With very rare exceptions, you aren't going to be able to teach a CEO to really care about your fancy methods of making sure that no one takes risks that are too large. They may say they do, and they may even think that they do, but most of them don't. It's not nefarious on their part, really; they can't help it. This is not to say that I don't think a bunch of them are sociopaths, because I think exactly that; it's just hard, in the big picture, to blame the sociopath for ending up that way. They're kind of like rabid dogs. In the end, they don't really care about it, and they'll find ways to circumvent it right when they need most to avoid it.
Really, it has to be a societal change. Over the last thirty years, the United States has taken to worshiping the innovator. The entrepreneur. The risk taker. The guy who drops out of college and starts a computer company in his garage. The guy who takes over a moribund company, and turns it into the year's biggest success story.
Very clearly, this has produced a lot of good. The kinds of technological innovation we've seen wouldn't have happened without it. We are, in a number of ways, better off for shedding the risk averse mindset of the 50s and 60s.

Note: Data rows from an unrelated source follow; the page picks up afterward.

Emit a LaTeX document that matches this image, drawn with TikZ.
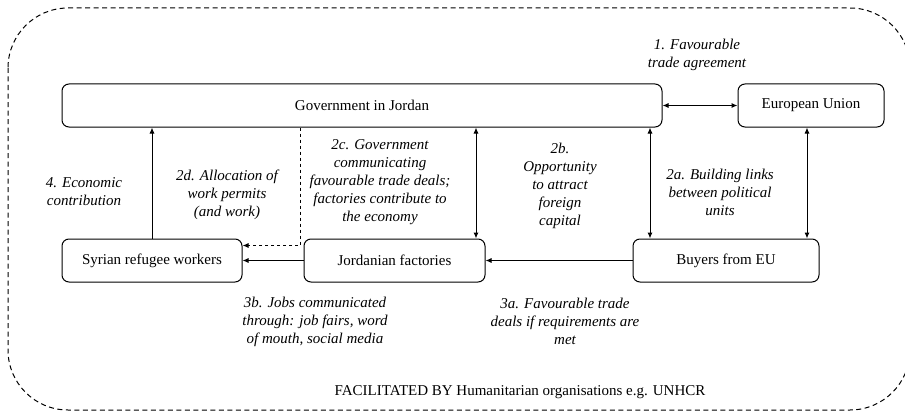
\documentclass[tikz,border=0pt]{standalone}
\usepackage{fontspec}
\setmainfont{Liberation Serif}
\usetikzlibrary{arrows.meta}

\newcommand{\labelsize}{\fontsize{15}{18}\selectfont}

\tikzset{
  actor/.style={draw, rounded corners=7pt, line width=1pt, minimum height=43pt, inner sep=0pt},
  flow/.style={line width=1pt, -{Latex[length=6pt,width=5pt]}},
  twoway/.style={line width=1pt, {Latex[length=6pt,width=5pt]}-{Latex[length=6pt,width=5pt]}},
  note/.style={align=center, font=\labelsize\itshape}
}

\begin{document}
\begin{tikzpicture}[x=1pt, y=-1pt, font=\labelsize]
  \useasboundingbox (0,0) rectangle (905,412);
  \draw[line width=1pt, dash pattern=on 5pt off 3.5pt, rounded corners=60pt] (8,8) rectangle (910,410);

  \node[actor, minimum width=600pt] (gov) at (362,105.5) {Government in Jordan};
  \node[actor, minimum width=146pt] (eu) at (811,105.5) {European Union};
  \node[actor, minimum width=180pt] (syr) at (152,260.5) {Syrian refugee workers};
  \node[actor, minimum width=181pt] (fac) at (394.5,260.5) {Jordanian factories};
  \node[actor, minimum width=186pt] (buy) at (726,260.5) {Buyers from EU};

  \coordinate (xdash) at (300,0);
  \coordinate (xfac) at (476,0);
  \coordinate (xbuy) at (650,0);
  \coordinate (xeu) at (807,0);

  \draw[twoway] (gov.east) -- (eu.west);
  \draw[flow] (syr.north) -- (syr.north |- gov.south);
  \draw[flow, dashed] (gov.south -| xdash) |- ([yshift=15pt]syr.east);
  \draw[twoway] (gov.south -| xfac) -- (fac.north -| xfac);
  \draw[twoway] (gov.south -| xbuy) -- (buy.north -| xbuy);
  \draw[twoway] (eu.south -| xeu) -- (buy.north -| xeu);
  \draw[flow] (buy.west) -- (fac.east);
  \draw[flow] (fac.west) -- (syr.east);

  \node[note] (n1) at (697,55) {1. Favourable\\trade agreement};
  \node[note] (n4) at (84,192) {4. Economic\\contribution};
  \node[note] (n2d) at (227,195) {2d. Allocation of\\work permits\\(and work)};
  \node[note] (n2c) at (380,182) {2c. Government\\communicating\\favourable trade deals;\\factories contribute to\\the economy};
  \node[note] (n2b) at (560,186) {2b.\\Opportunity\\to attract\\foreign\\capital};
  \node[note] (n2a) at (720,192) {2a. Building links\\between political\\units};
  \node[note] (n3b) at (315,322) {3b. Jobs communicated\\through: job fairs, word\\of mouth, social media};
  \node[note] (n3a) at (565,321) {3a. Favourable trade\\deals if requirements are\\met};
  \node (hum) at (520,392) {FACILITATED BY Humanitarian organisations e.g. UNHCR};
\end{tikzpicture}
\end{document}
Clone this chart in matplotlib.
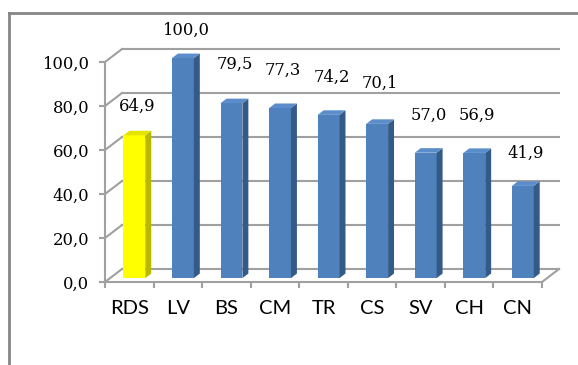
import matplotlib.pyplot as plt
import numpy as np
from matplotlib.lines import Line2D
from matplotlib.patches import Polygon

# data
categories = ["RDS", "LV", "BS", "CM", "TR", "CS", "SV", "CH", "CN"]
values = [64.9, 100.0, 79.5, 77.3, 74.2, 70.1, 57.0, 56.9, 41.9]
y_ticks = [0, 20, 40, 60, 80, 100]

# how far each value label sits above its bar top (in value units), as placed in the reference
label_lift = [13.0, 12.6, 17.7, 17.3, 17.2, 18.6, 16.8, 17.0, 14.9]

blue = ("#4F81BD", "#345A88", "#5B8DCB")      # front, side, top
yellow = ("#FFFF00", "#B8B800", "#E4E400")

fig = plt.figure(figsize=(5.78, 3.65), dpi=100)
ax = fig.add_axes([105 / 578, 1 - 282 / 365, 437 / 578, 220 / 365])
ax.set_xlim(-0.5, len(categories) - 0.5)
ax.set_ylim(0, 100)

# depth of the 3D box in data units (about 17 px right, 13 px up)
DX = 17 / (437 / len(categories))
DY = 13 / 2.2
f0, f1 = 0.3, 0.65  # depth slice occupied by the bars
bw = 0.45
grid_c = "#A0A0A0"
num_font = dict(fontsize=11.8, family="DejaVu Serif")

# back wall gridlines and left wall diagonals
x0, x1 = -0.5, len(categories) - 0.5
for v in y_ticks:
    ax.plot([x0 + DX, x1 + DX], [v + DY, v + DY], color=grid_c, lw=1.5, clip_on=False, zorder=1)
    ax.plot([x0, x0 + DX], [v, v + DY], color=grid_c, lw=1.5, clip_on=False, zorder=1)
ax.plot([x1, x1 + DX], [0, DY], color=grid_c, lw=1.5, clip_on=False, zorder=1)

# bars: front face with ax.bar, side and top faces as polygons
xs = np.arange(len(categories)) + f0 * DX
cols = [yellow if i == 0 else blue for i in range(len(categories))]
ax.bar(xs, values, width=bw, bottom=f0 * DY, color=[c[0] for c in cols], zorder=3, clip_on=False)
ddx, ddy = (f1 - f0) * DX, (f1 - f0) * DY
for x, v, c, lift in zip(xs, values, cols, label_lift):
    b = f0 * DY
    t = v + f0 * DY
    r = x + bw / 2
    l = x - bw / 2
    side = Polygon([(r, b), (r + ddx, b + ddy), (r + ddx, t + ddy), (r, t)],
                   closed=True, facecolor=c[1], edgecolor="none", zorder=3, clip_on=False)
    top = Polygon([(l, t), (r, t), (r + ddx, t + ddy), (l + ddx, t + ddy)],
                  closed=True, facecolor=c[2], edgecolor="none", zorder=3, clip_on=False)
    ax.add_patch(side)
    ax.add_patch(top)
    ax.text(x + 0.06, t + lift, f"{v:.1f}".replace(".", ","), ha="center", va="center",
            color="black", zorder=4, **num_font)

# axes styling
for s in ["top", "right"]:
    ax.spines[s].set_visible(False)
for s in ["left", "bottom"]:
    ax.spines[s].set_color(grid_c)
    ax.spines[s].set_linewidth(1.5)

ax.set_yticks(y_ticks)
ax.set_yticklabels([f"{v:.1f}".replace(".", ",") for v in y_ticks], **num_font)
ax.set_xticks(np.arange(len(categories) + 1) - 0.5)
ax.set_xticklabels([])
ax.set_xticks(np.arange(len(categories)), minor=True)
ax.set_xticklabels(categories, minor=True, fontsize=14.5, family="Lato")
ax.tick_params(axis="y", direction="out", length=4.5, width=1.5, color=grid_c, pad=7)
ax.tick_params(axis="x", which="major", direction="out", length=4.5, width=1.5, color=grid_c)
ax.tick_params(axis="x", which="minor", length=0, pad=13)
ax.patch.set_visible(False)

# outer chart border (only top and left visible in the reference)
bx, by = 9 / 578, 1 - 13 / 365
fig.add_artist(Line2D([bx, 1], [by, by], color="#868686", lw=2, transform=fig.transFigure))
fig.add_artist(Line2D([bx, bx], [0, by], color="#868686", lw=2, transform=fig.transFigure))

fig.savefig("out.png", dpi=100)
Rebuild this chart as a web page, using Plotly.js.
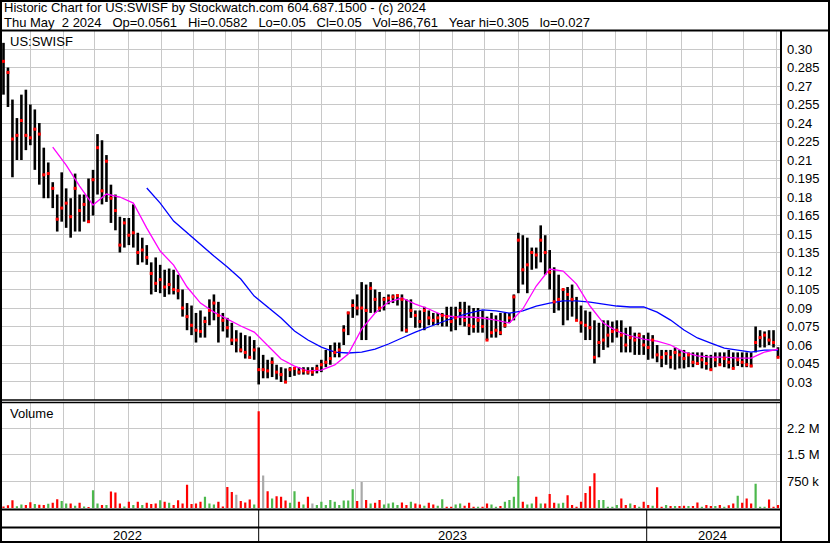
<!DOCTYPE html>
<html>
<head>
<meta charset="utf-8">
<script src="https://cdn.plot.ly/plotly-3.0.1.min.js"></script>
<style>
html,body{margin:0;padding:0;background:#fff;}
#chart{width:830px;height:543px;}
</style>
</head>
<body>
<div id="chart"></div>
<script>
// ---- Data (one bar every 3 trading days, May 6 2022 -> May 2 2024) ----
const firstSession = '2022-05-06';
const sessionStep = 3;

const high = [
0.305,0.285,0.259,0.244,0.263,0.267,0.255,0.251,0.240,0.220,
0.208,0.192,0.182,0.200,0.187,0.179,0.199,0.182,0.182,0.195,
0.202,0.231,0.226,0.214,0.190,0.182,0.164,0.163,0.163,0.174,
0.151,0.147,0.141,0.127,0.131,0.125,0.121,0.122,0.121,0.117,
0.105,0.094,0.092,0.086,0.088,0.083,0.097,0.101,0.095,0.086,
0.082,0.078,0.072,0.070,0.068,0.067,0.064,0.058,0.052,0.048,
0.050,0.044,0.042,0.041,0.042,0.042,0.042,0.042,0.042,0.042,
0.044,0.048,0.056,0.060,0.062,0.062,0.076,0.087,0.097,0.101,
0.111,0.109,0.111,0.105,0.103,0.099,0.101,0.101,0.101,0.101,
0.097,0.097,0.088,0.088,0.091,0.088,0.086,0.086,0.086,0.091,
0.091,0.091,0.095,0.095,0.092,0.090,0.090,0.088,0.083,0.086,
0.084,0.086,0.086,0.086,0.101,0.151,0.149,0.147,0.139,0.139,
0.157,0.149,0.137,0.123,0.117,0.105,0.107,0.109,0.099,0.092,
0.088,0.087,0.080,0.078,0.080,0.080,0.079,0.080,0.080,0.074,
0.075,0.070,0.070,0.068,0.070,0.068,0.060,0.056,0.056,0.056,
0.058,0.056,0.056,0.054,0.054,0.054,0.054,0.052,0.052,0.054,
0.054,0.054,0.056,0.054,0.054,0.054,0.054,0.054,0.075,0.072,
0.071,0.072,0.072,0.0582];

const low = [
0.263,0.253,0.196,0.210,0.210,0.218,0.222,0.202,0.190,0.179,
0.179,0.171,0.152,0.160,0.155,0.147,0.152,0.152,0.160,0.159,
0.165,0.182,0.174,0.176,0.159,0.153,0.135,0.139,0.141,0.139,
0.125,0.127,0.125,0.101,0.103,0.102,0.099,0.101,0.101,0.097,
0.083,0.072,0.068,0.062,0.066,0.066,0.076,0.080,0.062,0.071,
0.066,0.060,0.054,0.054,0.049,0.049,0.048,0.028,0.033,0.033,
0.034,0.032,0.030,0.029,0.034,0.035,0.036,0.036,0.036,0.035,
0.037,0.038,0.042,0.044,0.050,0.050,0.060,0.068,0.082,0.084,
0.064,0.064,0.086,0.086,0.087,0.088,0.093,0.094,0.092,0.071,
0.070,0.082,0.074,0.074,0.072,0.076,0.076,0.076,0.075,0.075,
0.071,0.072,0.076,0.075,0.068,0.070,0.070,0.070,0.064,0.066,
0.066,0.068,0.074,0.078,0.080,0.102,0.109,0.102,0.121,0.122,
0.127,0.117,0.105,0.086,0.088,0.076,0.080,0.083,0.080,0.070,
0.064,0.064,0.045,0.050,0.056,0.058,0.062,0.066,0.054,0.054,
0.054,0.052,0.052,0.052,0.048,0.049,0.046,0.042,0.044,0.041,
0.040,0.041,0.041,0.042,0.042,0.044,0.041,0.040,0.040,0.042,
0.044,0.042,0.041,0.041,0.043,0.042,0.042,0.042,0.054,0.058,
0.058,0.060,0.058,0.050];

const close = [
0.290,0.281,0.227,0.230,0.242,0.230,0.228,0.235,0.231,0.198,
0.199,0.187,0.162,0.171,0.175,0.164,0.187,0.169,0.174,0.160,
0.194,0.220,0.185,0.209,0.179,0.169,0.141,0.159,0.149,0.151,
0.135,0.137,0.131,0.118,0.110,0.113,0.107,0.109,0.105,0.104,
0.090,0.083,0.076,0.072,0.071,0.079,0.088,0.094,0.084,0.080,
0.074,0.064,0.064,0.056,0.054,0.050,0.056,0.040,0.040,0.039,
0.046,0.038,0.036,0.030,0.040,0.041,0.038,0.039,0.038,0.038,
0.041,0.044,0.046,0.049,0.054,0.056,0.072,0.086,0.092,0.090,
0.090,0.088,0.106,0.097,0.090,0.097,0.098,0.099,0.100,0.097,
0.072,0.088,0.084,0.079,0.088,0.082,0.080,0.082,0.084,0.083,
0.079,0.082,0.088,0.080,0.076,0.075,0.080,0.075,0.064,0.070,
0.072,0.070,0.076,0.082,0.099,0.145,0.121,0.125,0.135,0.133,
0.145,0.135,0.119,0.095,0.097,0.105,0.101,0.097,0.080,0.078,
0.076,0.074,0.050,0.062,0.064,0.068,0.071,0.072,0.068,0.060,
0.066,0.064,0.068,0.060,0.058,0.064,0.052,0.050,0.053,0.050,
0.054,0.052,0.049,0.052,0.046,0.045,0.048,0.045,0.040,0.048,
0.044,0.049,0.046,0.041,0.048,0.046,0.044,0.043,0.062,0.066,
0.068,0.064,0.062,0.05];

const volume = [
40000,80000,220000,50000,100000,83000,160000,110000,90000,83000,
120000,150000,250000,195000,130000,130000,60000,150000,40000,30000,
500000,130000,83000,83000,463000,435000,130000,40000,175000,83000,
175000,83000,148000,110000,130000,220000,175000,148000,83000,220000,
130000,657000,110000,130000,175000,315000,130000,102000,175000,40000,
593000,454000,370000,194000,157000,240000,102000,2730000,917000,472000,
269000,333000,315000,213000,148000,472000,176000,102000,315000,130000,
83000,176000,83000,222000,176000,83000,213000,213000,528000,194000,
731000,222000,130000,148000,222000,102000,130000,157000,83000,157000,
83000,176000,130000,102000,60000,148000,102000,60000,250000,37000,
37000,102000,130000,60000,148000,37000,37000,37000,130000,102000,
37000,56000,176000,222000,315000,898000,176000,102000,130000,315000,
130000,130000,398000,148000,130000,148000,361000,83000,37000,176000,
426000,611000,981000,222000,222000,37000,37000,83000,269000,83000,
130000,83000,37000,176000,83000,60000,583000,37000,83000,56000,
56000,56000,65000,56000,56000,157000,37000,83000,56000,56000,
83000,37000,80000,130000,343000,148000,269000,130000,685000,37000,
37000,240000,37000,86761];

// moving averages, one value every 3rd bar starting at bar 8
const maFirstBar = 8, maStep = 3;
const maShort = [null,
0.2205,0.2059,0.1889,0.1735,0.1824,0.1800,0.1751,0.1548,0.1362,0.1248,
0.1070,0.0940,0.0867,0.0811,0.0754,0.0705,0.0592,0.0486,0.0429,0.0389,
0.0397,0.0438,0.0527,0.0729,0.0859,0.0948,0.0981,0.0932,0.0892,0.0843,
0.0827,0.0827,0.0819,0.0802,0.0778,0.0892,0.1078,0.1216,0.1200,0.1094,
0.0916,0.0778,0.0713,0.0673,0.0648,0.0632,0.0600,0.0543,0.0511,0.0502,
0.0502,0.0494,0.0494,0.0543,0.0567];
const maLong = [null,null,null,null,null,null,null,null,
0.1873,0.1751,0.1605,0.1508,0.1419,0.1321,0.1232,0.1135,0.0997,0.0908,
0.0819,0.0713,0.0640,0.0583,0.0543,0.0535,0.0543,0.0567,0.0608,0.0657,
0.0705,0.0746,0.0786,0.0827,0.0859,0.0884,0.0876,0.0859,0.0876,0.0916,
0.0940,0.0957,0.0957,0.0948,0.0932,0.0916,0.0908,0.0908,0.0867,0.0802,
0.0721,0.0657,0.0616,0.0575,0.0559,0.0543,0.0559,0.0559];

const priceTicks = [0.03,0.045,0.06,0.075,0.09,0.105,0.12,0.135,0.15,0.165,0.18,0.195,0.21,0.225,0.24,0.255,0.27,0.285,0.30];
const priceTickText = ['0.03','0.045','0.06','0.075','0.09','0.105','0.12','0.135','0.15','0.165','0.18','0.195','0.21','0.225','0.24','0.255','0.27','0.285','0.30'];
const volTicks = [750000,1500000,2250000];
const volTickText = ['750 k','1.5 M','2.2 M'];
const yearLabels = ['2022','2023','2024'];
const yearLabelDates = ['2022-08-31','2023-07-03','2024-03-01'];
const yearStarts = ['2023-01-02','2024-01-01'];

const headerLine1 = 'Historic Chart for US:SWISF by Stockwatch.com 604.687.1500 - (c) 2024';
const headerLine2 = 'Thu May  2 2024   Op=0.0561   Hi=0.0582   Lo=0.05   Cl=0.05   Vol=86,761   Year hi=0.305   lo=0.027';

// ---- helpers ----
function iso(d){ return d.toISOString().slice(0,10); }
function addWeekdays(d, n){
  const r = new Date(d.getTime()); let c = 0;
  while (c < n){ r.setUTCDate(r.getUTCDate()+1); const w = r.getUTCDay(); if (w !== 0 && w !== 6) c++; }
  return r;
}
const dates = [];
{ let d = new Date(firstSession + 'T00:00:00Z');
  for (let i = 0; i < close.length; i++){ dates.push(iso(d)); d = addWeekdays(d, sessionStep); } }

const monthTicks = [];
for (let i = 0; i < 24; i++){
  const mi = 5 + i;
  const d = new Date(Date.UTC(2022 + Math.floor(mi/12), mi % 12, 1));
  while (d.getUTCDay() === 0 || d.getUTCDay() === 6) d.setUTCDate(d.getUTCDate()+1);
  monthTicks.push(iso(d));
}

// price high-low bars
const barX = [], barY = [];
for (let k = 0; k < dates.length; k++){ barX.push(dates[k], dates[k], null); barY.push(low[k], high[k], null); }

// volume bars by direction
const vUp = {x:[],y:[]}, vDn = {x:[],y:[]}, vEq = {x:[],y:[]};
for (let k = 0; k < dates.length; k++){
  const prev = k === 0 ? Infinity : close[k-1];
  const g = close[k] > prev ? vUp : (close[k] < prev ? vDn : vEq);
  g.x.push(dates[k], dates[k], null); g.y.push(0, volume[k], null);
}
const maX = maShort.map((_, i) => dates[maFirstBar + maStep*i]);

const FONT = '"Liberation Sans", Arial, Helvetica, sans-serif';
const volLine = (g, color) => ({type:'scatter', mode:'lines', x:g.x, y:g.y, xaxis:'x', yaxis:'y2',
  line:{color:color, width:2.2}, connectgaps:false, hoverinfo:'skip'});

const traces = [
  volLine(vEq, '#a9a9a9'),
  volLine(vUp, '#4cb84c'),
  volLine(vDn, '#ff0000'),
  {type:'scatter', mode:'lines', x:barX, y:barY, xaxis:'x', yaxis:'y', line:{color:'#000', width:2.6}, connectgaps:false},
  {type:'scatter', mode:'lines', x:maX, y:maLong, xaxis:'x', yaxis:'y', line:{color:'#0000ff', width:1.3}},
  {type:'scatter', mode:'lines', x:maX, y:maShort, xaxis:'x', yaxis:'y', line:{color:'#ff00ff', width:1.3}},
  {type:'scatter', mode:'markers', x:dates, y:close, xaxis:'x', yaxis:'y', marker:{symbol:'square', size:3, color:'#ff0000', line:{width:0}}}
];

// ---- layout geometry ----
const L = 2, R = 780, T = 31, B = 508;
const px = x => (x - L) / (R - L);
const py = y => (B - y) / (B - T);
const hl = (y, x0, x1, w) => ({type:'line', xref:'paper', yref:'paper', x0:px(x0), x1:px(x1), y0:py(y), y1:py(y), line:{color:'#000', width:w}});
const vl = (x, y0, y1, w) => ({type:'line', xref:'paper', yref:'paper', x0:px(x), x1:px(x), y0:py(y0), y1:py(y1), line:{color:'#000', width:w}});

const shapes = [
  hl(1, 0, 830, 2), hl(30.5, 0, 830, 2),
  hl(400, 0, 781, 1.3), hl(402.5, 0, 781, 1.3),
  hl(509.5, 0, 781, 2), hl(527.5, 0, 781, 2), hl(542, 0, 830, 2),
  vl(1, 0, 543, 2), vl(829, 0, 543, 2), vl(781, 30, 543, 2)
];
yearStarts.forEach(d => shapes.push({type:'line', xref:'x', yref:'paper', x0:d, x1:d, y0:py(509.5), y1:py(542), line:{color:'#000', width:1}}));

const annotations = [
  {text:headerLine1, xref:'paper', yref:'paper', x:px(2), y:py(8), xanchor:'left', yanchor:'middle', showarrow:false, font:{family:FONT, size:13, color:'#000'}},
  {text:headerLine2.replace(/ /g, '\u00a0'), xref:'paper', yref:'paper', x:px(2), y:py(22), xanchor:'left', yanchor:'middle', showarrow:false, font:{family:FONT, size:13, color:'#000'}},
  {text:'US:SWISF', xref:'paper', yref:'paper', x:px(8), y:py(42), xanchor:'left', yanchor:'middle', showarrow:false, font:{family:FONT, size:13, color:'#000'}},
  {text:'Volume', xref:'paper', yref:'paper', x:px(8), y:py(413), xanchor:'left', yanchor:'middle', showarrow:false, font:{family:FONT, size:13, color:'#000'}}
];
yearLabels.forEach((t, i) => annotations.push({text:t, xref:'x', yref:'paper', x:yearLabelDates[i], y:py(535), xanchor:'center', yanchor:'middle', showarrow:false, font:{family:FONT, size:13, color:'#000'}}));

const layout = {
  width:830, height:543,
  margin:{l:L, r:830-R, t:T, b:543-B, pad:0},
  paper_bgcolor:'#fff', plot_bgcolor:'#fff', showlegend:false, hovermode:false,
  font:{family:FONT, size:13, color:'#000'},
  xaxis:{type:'date', range:['2022-05-05','2024-05-03 08:00'], rangebreaks:[{bounds:['sat','mon']}],
    tickmode:'array', tickvals:monthTicks, showticklabels:false, ticks:'',
    showgrid:true, gridcolor:'#c8c8c8', gridwidth:1, zeroline:false, showline:false, anchor:'y2'},
  yaxis:{domain:[py(400), 1], range:[0.0154, 0.3146], side:'right', anchor:'x',
    tickmode:'array', tickvals:priceTicks, ticktext:priceTickText, ticks:'', ticklabelstandoff:6,
    showgrid:true, gridcolor:'#c8c8c8', gridwidth:1, zeroline:false, showline:false,
    tickfont:{family:FONT, size:13, color:'#000'}},
  yaxis2:{domain:[0, py(402.5)], range:[0, 2974000], side:'right', anchor:'x',
    tickmode:'array', tickvals:volTicks, ticktext:volTickText, ticks:'', ticklabelstandoff:6,
    showgrid:true, gridcolor:'#c8c8c8', gridwidth:1, zeroline:false, showline:false,
    tickfont:{family:FONT, size:13, color:'#000'}},
  shapes:shapes, annotations:annotations
};

Plotly.newPlot('chart', traces, layout, {staticPlot:true, displayModeBar:false});
</script>
</body>
</html>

But it certainly hasn't been an unalloyed good thing. I'm not convinced that it has, on the whole, been a positive. Like a lot of things, I think the benefits of this change were apparent long before the pitfalls. We're now seeing the ladder. One of them is that we have institutionalized to big an appetite for risk. It's a cycle we continually tread, and it may be that we just have to live with it. I'm just afraid that the costs of the risky parts of the cycle are getting larger, and that we may do ourselves permanent harm one of these times.
To close, if you've been following this blog long enough to remember my lengthy post on William Slim, and think that there's a connection between my thinking about him and the first half of this post, you're right.